Before you start something new, what is the first thing that you do?
Most people take an inventory; what are the things they have and what are the things they will need. What are the things that are likely to change over the course of “this activity” and how to prepare for it.
For example, before you decide to start working out to become fit, you will probably do the following things-
- Take a picture of yourself.
- Check your weight, height, waist size, etc.
- Take a look at the number of calories you are eating.
- Assess the amount of physical activity you already do.
How does this help you in your endevour? This helps you assess the change/improvement you will have achieved over the course of your workout, 1 month from now. It also helps you keep targets for yourself.
That is exactly what baseline data is, for a development project.
Why is baseline data collected?
Baseline data is collected to serve two purposes in the EIA study. First, it helps us understand the current conditions of the area, and how the project needs to be implemented considering these conditions. Second, and most importantly, it helps us assess and predict the possible environmental changes that could occur, once the project is underway.
Baseline data is the data collected about various factors of the project study. This includes-
- Physical- the area, the soil properties, the geological characteristics, the topography, watershed properties, etc.
- Chemical- water, air, noise and soil pollution levels, etc.
- Biological- the biodiversity of the area, types of flora and fauna, species richness, species distribution, types of ecosystems, presence or absence of endangered species and/or sensitive ecosystems etc.
- Socioeconomic- demography, social structure, economic conditions, developmental capabilities, displacement of locals, etc.
- Cultural- location and state of archaeological and/or religious sites.
How is this collected?
There are two broad ways in which such data can be collected. You can collect it yourself; go the field, take readings and measurements and samples, analyse what you obtain and present that data. This is called primary collection.
Or, you could take this data from secondary sources; there must have been scientific studies carried out in that area with regards to the ecology, the environmental factors like water, soil etc. You could also consult public records and photographs taken in the past. You can then customize this data for your developmental project. This method is called secondary method.
Once this data is collected, the data is used to predict how these parameters will change once the project is underway. Usually, this process is referred to as impact identification. This process occurs during the scoping stage of EIA; running parallel to the preparation of the Terms of Reference. It is important to note that at this stage, the focus is NOT on quantitative or qualitative assessment of the impacts. However, subjective opinion of the extent and significance of impact is given by the experts.
This is done using many methods. The most common methods used all over the world are checklists, matrices (Leopold or Component Interaction Matrix), networks etc. I will explain these in future blogs.
Once all this is done, we present the baseline data along with the identification of impacts to the public as well as regulatory authorities. The representation of this data is important; boring paragraphs of figures will not help anyone’s moods. The data needs to be represented in the form of graphs, pie charts, tables, etc. In case of biological data, the representation needs to be short and precise.
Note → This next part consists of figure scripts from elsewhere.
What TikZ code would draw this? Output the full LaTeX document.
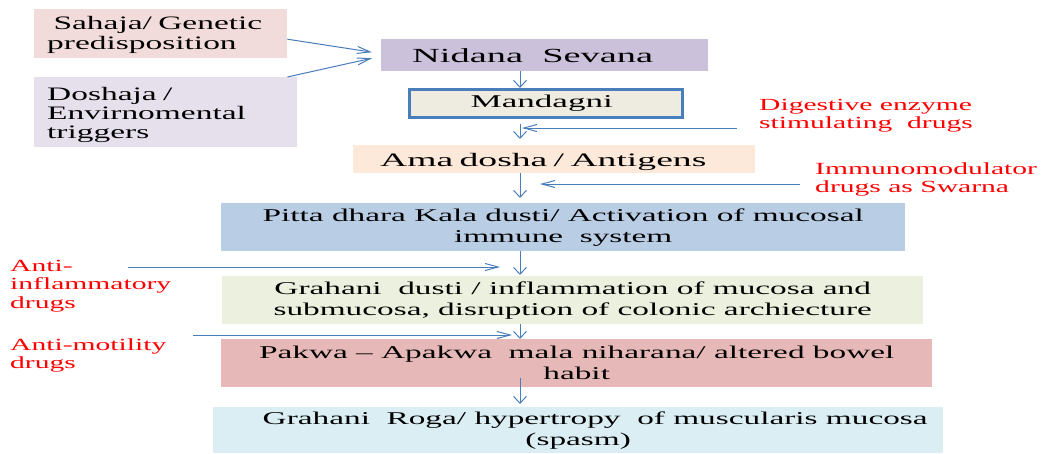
\documentclass[tikz,border=0pt]{standalone}
\usepackage{fontspec}
\setmainfont{Liberation Serif}[FakeStretch=1.85]
\newfontfamily\causefont{Liberation Serif}[FakeStretch=1.76]
\newfontfamily\titlefont{Liberation Serif}[FakeStretch=1.92]
\newfontfamily\agnifont{Liberation Serif}[FakeStretch=1.95]
\newfontfamily\amafont{Liberation Serif}[FakeStretch=1.98]
\newfontfamily\drugfont{Liberation Serif}[FakeStretch=1.74]
\usetikzlibrary{arrows.meta}
\definecolor{cSah}{HTML}{F2DCDB}
\definecolor{cDos}{HTML}{E6E0EC}
\definecolor{cNid}{HTML}{CCC1DA}
\definecolor{cMan}{HTML}{EEECE1}
\definecolor{cAma}{HTML}{FDE9D9}
\definecolor{cPit}{HTML}{B9CDE5}
\definecolor{cGrd}{HTML}{EBF1DE}
\definecolor{cPak}{HTML}{E6B9B8}
\definecolor{cRog}{HTML}{DBEEF4}
\definecolor{cLine}{HTML}{4A7EBB}
\definecolor{cDrug}{HTML}{FF0000}
\begin{document}
\begin{tikzpicture}[x=1pt,y=-1pt,
  box/.style={draw=none, inner sep=0pt, anchor=north west, align=center,
    font=\fontsize{18}{21}\selectfont},
  leftbox/.style={box, align=left},
  drug/.style={inner sep=0pt, anchor=north west, align=left, text=cDrug,
    font=\drugfont\fontsize{17}{18.5}\selectfont},
  varr/.style={draw=cLine, line width=1pt, -{Straight Barb[length=7pt,width=13pt]}},
  harr/.style={draw=cLine, line width=1pt, -{Straight Barb[length=13pt,width=7pt]}}]
\useasboundingbox (0,0) rectangle (1041,453);

% causes
\node[leftbox, fill=cSah, minimum width=253pt, minimum height=49pt, inner xsep=13pt,
  text width=227pt, font=\causefont\fontsize{19}{20}\selectfont] (sah) at (34,9)
  {\rule{0pt}{16.2pt}\ Sahaja/ Genetic\\predisposition};
\node[leftbox, fill=cDos, minimum width=263pt, minimum height=70pt, inner xsep=13pt,
  text width=237pt, font=\causefont\fontsize{19}{19}\selectfont] (dos) at (34,77)
  {\rule{0pt}{18pt}Doshaja /\\Envirnomental\\triggers};

% main chain
\node[box, fill=cNid, minimum width=327pt, minimum height=32pt,
  font=\titlefont\fontsize{20}{22}\selectfont] (nid) at (381,39)
  {\hspace*{-24pt}Nidana\ \ Sevana};
\node[box, fill=cMan, draw=cLine, line width=2.5pt, minimum width=273pt, minimum height=28pt,
  font=\agnifont\fontsize{18}{20}\selectfont] (man) at (408,88)
  {\hspace*{-8pt}Mandagni};
\node[leftbox, fill=cAma, minimum width=402pt, minimum height=28pt, inner xsep=27pt,
  text width=348pt, font=\amafont\fontsize{19}{21}\selectfont] (ama) at (353,145)
  {\rule{0pt}{18pt}Ama dosha / Antigens};
\node[box, fill=cPit, minimum width=684pt, minimum height=48pt] (pit) at (221,203)
  {Pitta dhara Kala dusti/ Activation of mucosal\\immune\ \ system};
\node[box, fill=cGrd, minimum width=701pt, minimum height=48pt] (grd) at (222,276)
  {Grahani\ \ dusti / inflammation of mucosa and\\submucosa, disruption of colonic archiecture};
\node[box, fill=cPak, minimum width=711pt, minimum height=48pt] (pak) at (221,339)
  {Pakwa -- Apakwa\ \ mala niharana/ altered bowel\\habit};
\node[box, fill=cRog, minimum width=730pt, minimum height=46pt] (rog) at (213,407)
  {\hspace*{34pt}Grahani\ \ Roga/ hypertropy\ \ of muscularis mucosa\\(spasm)};

% drugs
\node[drug] (tdig) at (759,99) {Digestive enzyme\\stimulating\ \ drugs};
\node[drug] (timm) at (815,162) {Immunomodulator\\drugs as Swarna};
\node[drug] (tinf) at (10,260) {Anti-\\inflammatory\\drugs};
\node[drug] (tmot) at (10,338) {Anti-motility\\drugs};

% connectors
\coordinate (spine) at (520,0);
\draw[harr] ([yshift=-5.5pt]sah.east) -- ([xshift=-9pt,yshift=3pt]nid.west);
\draw[harr] ([xshift=-10pt]dos.north east) -- ([xshift=-9pt,yshift=-3pt]nid.west);

\draw[varr] (nid.south -| spine) -- (man.north -| spine);
\draw[varr, shorten <=5pt, shorten >=6pt] (man.south -| spine) -- (ama.north -| spine);
\draw[varr, shorten >=5pt] (ama.south -| spine) -- (pit.north -| spine);
\draw[varr, shorten >=1pt] (pit.south -| spine) -- (grd.north -| spine);
\draw[varr] (grd.south -| spine) -- (pak.north -| spine);
\draw[varr, shorten <=-9pt, shorten >=3pt] (pak.south -| spine) -- (rog.north -| spine);

\coordinate (digFrom) at (737,128);
\coordinate (digTo) at (522,128);
\coordinate (immFrom) at (800,184);
\coordinate (immTo) at (540,184);
\coordinate (infFrom) at (128,267);
\coordinate (infTo) at (500,267);
\coordinate (motFrom) at (193,335);
\coordinate (motTo) at (512,335);
\draw[harr] (digFrom) -- (digTo);
\draw[harr] (immFrom) -- (immTo);
\draw[harr] (infFrom) -- (infTo);
\draw[harr] (motFrom) -- (motTo);
\end{tikzpicture}
\end{document}
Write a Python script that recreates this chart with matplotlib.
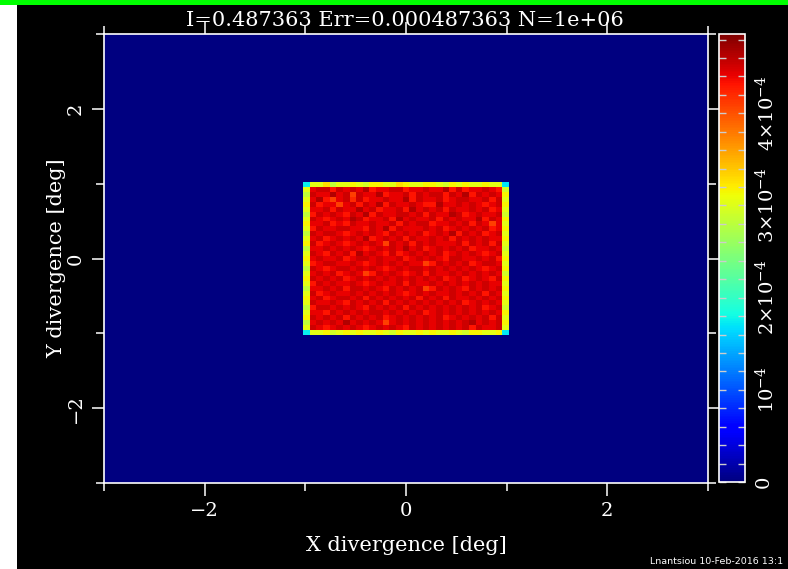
import numpy as np
import matplotlib
matplotlib.use("Agg")
import matplotlib.pyplot as plt
from matplotlib.patches import Rectangle
from matplotlib.ticker import MultipleLocator, FixedLocator

# histogram grid: 91 x 91 bins over [-3, 3] deg
n_bins = 91
x_range = (-3.0, 3.0)
y_range = (-3.0, 3.0)
first_bin = 30  # first (partial) bin of the lit rectangle
z_max = 4.86e-4

# interior cells (29 x 29), top row first, one digit per cell
interior_rows = [
    "6775767685" "6677566766" "857566765",
    "7668673766" "8566757677" "576857676",
    "6853674756" "6766857667" "567766757",
    "7566367576" "8576676558" "667676567",
    "6675766867" "5667586767" "576676756",
    "5767657685" "7667767576" "687567667",
    "7656768756" "6758676675" "767668576",
    "6675657667" "6675767756" "676757636",
    "5766776657" "6857666767" "567676756",
    "7677656767" "6576767567" "685767567",
    "6756767685" "6767576676" "757676766",
    "7567656767" "6376757676" "667576757",
    "6676767656" "7676867567" "676756676",
    "7657675867" "6575676767" "567676567",
    "6766756776" "7667567676" "577667675",
    "5677667656" "7676766357" "676756776",
    "7656776767" "6567677676" "767676567",
    "6767567635" "7676567576" "676767676",
    "7676756767" "6767676767" "567567657",
    "5767667656" "7667576676" "767676766",
    "6676757767" "6576767357" "676576767",
    "7567667676" "7676567676" "676767576",
    "6756776757" "6767675767" "576676767",
    "7667657676" "7576767676" "767567676",
    "5776767657" "6767576767" "676767567",
    "6657676767" "7676767567" "676767676",
    "7676757676" "7567676767" "567676757",
    "6767686767" "6367676767" "676786767",
    "7656767656" "7676576767" "676757667",
]
interior_base, interior_step = 3.76e-4, 0.11e-4

# partially filled edge bins (29 each), one digit per cell
edge_top = "5573556546" "6557655665" "465655655"
edge_bottom = "5564565655" "6546556565" "565466556"
edge_left = "5356535653" "5635653565" "356535635"   # top to bottom
edge_right = "4656546565" "6545656465" "656546565"  # top to bottom
edge_base, edge_step = 2.50e-4, 0.11e-4

# corner bins: top-left, top-right, bottom-left, bottom-right
corners = [1.75e-4, 1.70e-4, 1.75e-4, 1.72e-4]

x_ticks = [-2, 0, 2]
y_ticks = [-2, 0, 2]
cbar_ticks = [0, 1e-4, 2e-4, 3e-4, 4e-4]
cbar_labels = ["0", r"10$^{-4}$", r"2×10$^{-4}$", r"3×10$^{-4}$", r"4×10$^{-4}$"]
title = "I=0.487363 Err=0.000487363 N=1e+06"
stamp = "Lnantsiou 10-Feb-2016 13:1"


def digits(s, base, step):
    return np.array([base + step * int(c) for c in s])


# build the image (row 0 = bottom)
inner = np.array([digits(r, interior_base, interior_step) for r in interior_rows])[::-1]
n_in = inner.shape[0]
z = np.zeros((n_bins, n_bins))
lo, hi = first_bin, first_bin + n_in + 1
z[lo + 1:hi, lo + 1:hi] = inner
z[hi, lo + 1:hi] = digits(edge_top, edge_base, edge_step)
z[lo, lo + 1:hi] = digits(edge_bottom, edge_base, edge_step)
z[lo + 1:hi, lo] = digits(edge_left, edge_base, edge_step)[::-1]
z[lo + 1:hi, hi] = digits(edge_right, edge_base, edge_step)[::-1]
z[hi, lo], z[hi, hi], z[lo, lo], z[lo, hi] = corners

xe = np.linspace(*x_range, n_bins + 1)
ye = np.linspace(*y_range, n_bins + 1)

plt.rcParams["font.family"] = ["DejaVu Serif"]
plt.rcParams["mathtext.fontset"] = "dejavuserif"

W, H = 788, 569
fig = plt.figure(figsize=(W / 100, H / 100), dpi=100, facecolor="black")

# top green strip and left white strip
fig.patches.append(Rectangle((0, 1 - 5 / H), 1, 5 / H, transform=fig.transFigure,
                             facecolor="#00ff00", edgecolor="none"))
fig.patches.append(Rectangle((0, 0), 17 / W, 1 - 5 / H, transform=fig.transFigure,
                             facecolor="white", edgecolor="none"))

ax = fig.add_axes([104 / W, (H - 483) / H, (708 - 104) / W, (483 - 34) / H])
ax.set_facecolor("black")
mesh = ax.pcolormesh(xe, ye, z, cmap="jet", vmin=0, vmax=z_max, shading="flat")
ax.set_xlim(*x_range)
ax.set_ylim(*y_range)

for sp in ax.spines.values():
    sp.set_color("white")
    sp.set_linewidth(1.2)

ax.xaxis.set_major_locator(FixedLocator(x_ticks))
ax.yaxis.set_major_locator(FixedLocator(y_ticks))
ax.xaxis.set_minor_locator(MultipleLocator(1))
ax.yaxis.set_minor_locator(MultipleLocator(1))
ax.tick_params(which="both", direction="out", colors="white", top=True, right=True, width=1.1)
ax.tick_params(which="major", length=9)
ax.tick_params(which="minor", length=6)
ax.tick_params(axis="x", labelsize=14, pad=5)
ax.tick_params(axis="y", labelsize=14, pad=5)
for lab in ax.get_yticklabels():
    lab.set_rotation(90)
    lab.set_va("center")

ax.set_xlabel("X divergence [deg]", color="white", fontsize=15, labelpad=11)
ax.set_ylabel("Y divergence [deg]", color="white", fontsize=15, labelpad=0)

cax = fig.add_axes([719 / W, (H - 482) / H, 26 / W, (482 - 34) / H])
cb = fig.colorbar(mesh, cax=cax)
cb.outline.set_edgecolor("white")
cb.outline.set_linewidth(1.2)
cb.set_ticks(cbar_ticks)
cb.set_ticklabels(cbar_labels)
cax.yaxis.set_minor_locator(MultipleLocator(0.2e-4))
cax.tick_params(which="both", direction="in", left=True, right=True, length=5,
                color="#cccccc", width=1, labelcolor="white", labelsize=14, pad=7)
for lab in cax.get_yticklabels():
    lab.set_rotation(90)
    lab.set_va("center")

fig.text(405 / W, 1 - 21 / H, title, color="white", fontsize=15, ha="center", va="center")
fig.text(650 / W, 1 - 561 / H, stamp, color="white", fontsize=6.8, family="DejaVu Sans",
         ha="left", va="center")

fig.savefig("out.png", dpi=100, facecolor="black")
This is extremely important. The public doesn’t understand science the way the scientists who conducted the study do. The project proponents, frankly, do not care. They want to start with the project as fast as possible. Both these parties (arguably the most important) have little patience with elaborate scientific data. By describing the baseline data attractively and concisely, you can help these two stakeholders understand and care about what is going on. More importantly, it will justify the extra time taken for the project to be accomplished, as well as the alternative methods to accomplish it, to the project proponents. It makes sure the environment is not brushed aside at the cost of speed.
Baseline data can be a big problem as well…
Unfortunately, the environment doesn’t understand that the project has deadlines to meet. Assessing the environment, therefore, takes much longer than what the stakeholders like. For example, if you are assessing the biomass of the study area, it will change with season. For a comprehensive baseline study, you need to incorporate all the variations. This means the study is going to take longer than a year. With this, costs also increase.
One alternative for this to look at only the most important environmental parameters and assess their data. The downside is that, we cannot assess all the parameters and some years down the line, this WILL create environmental problems.
Another alternative will be pro activeness. If the government can delineate possible areas in the country where such projects are expected to occur, preliminary studies can be started even before a project is proposed. So when a project comes to the table, much of the data is already available.
Baseline data ensures that we can assess and prevent environmental degradation due to a developmental project. It’s importance should not be undermined or compromised.